“Any building should be complete, including all within itself. Instead of many things one thing… It is the first principle of any growth that the thing grown be no mere aggregation… And integration means that no part of anything is of any great value except as it be an integrated part of the harmonious whole.”
– Frank Lloyd Wright, An Autobiography, 1932
We are pleased to announce Frank Lloyd Wright: Architecture of the Interior, an exhibition exploring the design of Frank Lloyd Wright’s houses, often considered his greatest architectural accomplishment. Through 19 reproduction drawings, 8 photographs, and 4 photographic murals, the exhibition illustrates the myriad—both obvious and subtle— ways Wright created the visual character of interior space and objects within it, each an essential detail of the larger whole. Organized by International Arts & Artists, Washington, DC, in cooperation with the Frank Lloyd Wright Foundation, Scottsdale, AZ, Frank Lloyd Wright is on view at J. Wayne Stark Galleries from January 19 through March 12.
House plans in the exhibition reveal the heart of Wright houses as a single, expansive space from which subordinate spaces extended outward in multiple directions, like spokes radiating outward from the hub of a wheel. Porches and terraces, wings of bedrooms, and floor-to-ceiling walls of glass all expanded the central hearth space to adjacent interior spaces, and to infinite space in the natural world beyond. Organizing the interior in this way increased the sense of generous space for living anchored by the central core.

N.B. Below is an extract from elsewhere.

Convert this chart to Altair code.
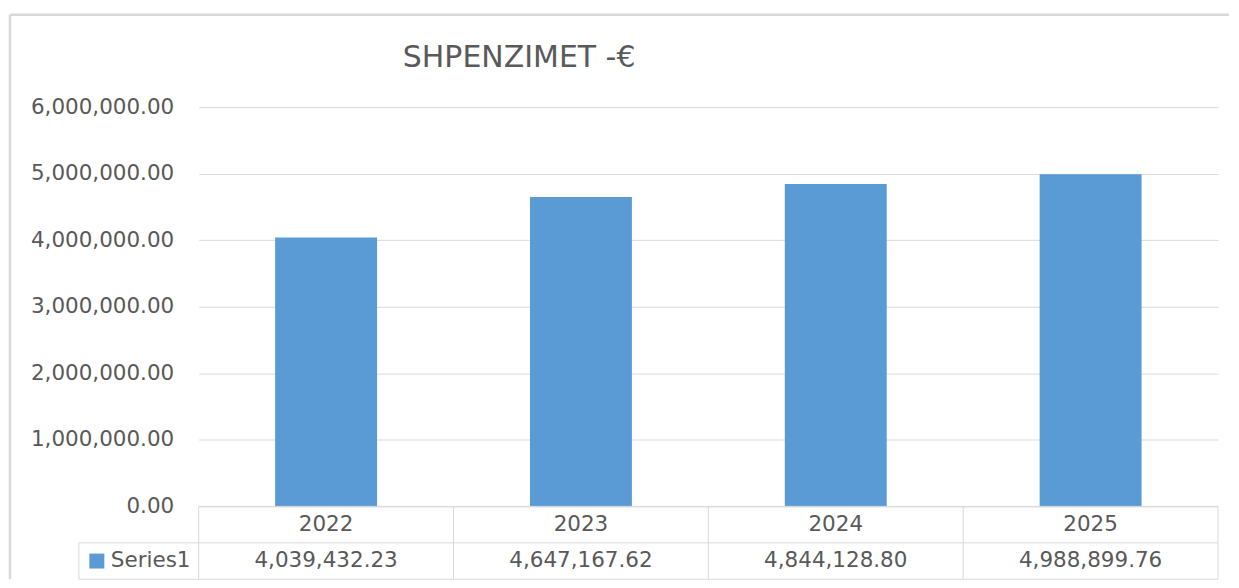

Drawings and photographs of interiors show the ingenious ways Wright maximized the feeling of open space while accommodating the various functions for daily living. In the Robie House, for example, a single sightline extends from one end of the house to the other, visually connecting all of the areas. Functional furnishings were built into the structure in order to free floor space, as evidenced by a photograph of a very small bedroom in the Mossberg House.
Wright’s rejection of past styles led him to the contemporary visual language of abstraction and geometry. For Wright, this language had a deeper source as the structure and ornament of all forms in nature. Just as a living form is one entity in structure and ornament, so the house was to be a single whole in structure and expression. Wright used the term “organic” to convey his belief that structure, interior, furnishings and ornament should be as one. He conceived every feature of the house as a part expressing a single idea—from the structure, to the interior, to the smallest details and objects.
Wright’s objects are not decorated, but rather the character of the structure engages the viewer’s senses of sight and touch by color, texture, pattern, contour, light and shadow. The works in Architecture of the Interior reveal how all elements in Wright’s design express the overarching abstract geometric order of the house.